We analyzed the clinical and ophthalmological findings in a large group of patients with idiopathic intracranial hypertension (IIH) trying to find factors that might influence the course of the disease.

Materials and methods

Medical records of patients with IIH were retrospectively reviewed. The patients included were women after menarche and men older than 18 years of age who were followed up for at least 1 year.

Results

Eighty-two patients (89% women) with a mean age of 30.2 ± 12.0 years were included. The prevailing complaint was headache and transient visual obscurations followed by tinnitus and double vision. Eighty-two percent of patients were overweight at the time of diagnosis. Overweight patients had higher opening cerebrospinal fluid (CSF) pressure than patients with normal weight did. The grade of papilledema correlated with the CSF opening pressure. Inverse correlation was found between the depression of the visual field sensitivity and the grade of papilledema.
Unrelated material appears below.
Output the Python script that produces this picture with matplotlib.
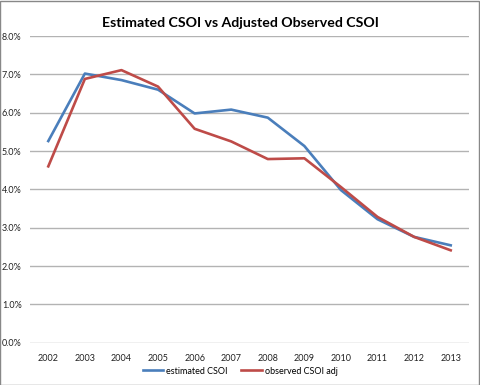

The mean follow-up time was 61.3 ± 62.3 months. Eighty-four percent of the patients have improved while in 22% CSF diversion procedures or optic nerve decompression was required. The mean body mass index (BMI) at the end of follow-up decreased significantly. Sixty-seven percent of the patients suffered a recurrence of IIH. The number of recurrences inversely correlated with weight loss. Visual field defects on presentation were encountered more frequently in patients with recurrence. Women with recurrence had a history of more pregnancies.

Conclusions

Our results confirm the strong association between overweight and IIH. The recurrence rate seemed to be influenced by the obstetrical history and the severity of visual field defects at presentation. In contrast to some previous studies, we have found an interrelation between the CSF opening pressure, grade of papilledema and depression of the visual field sensitivity.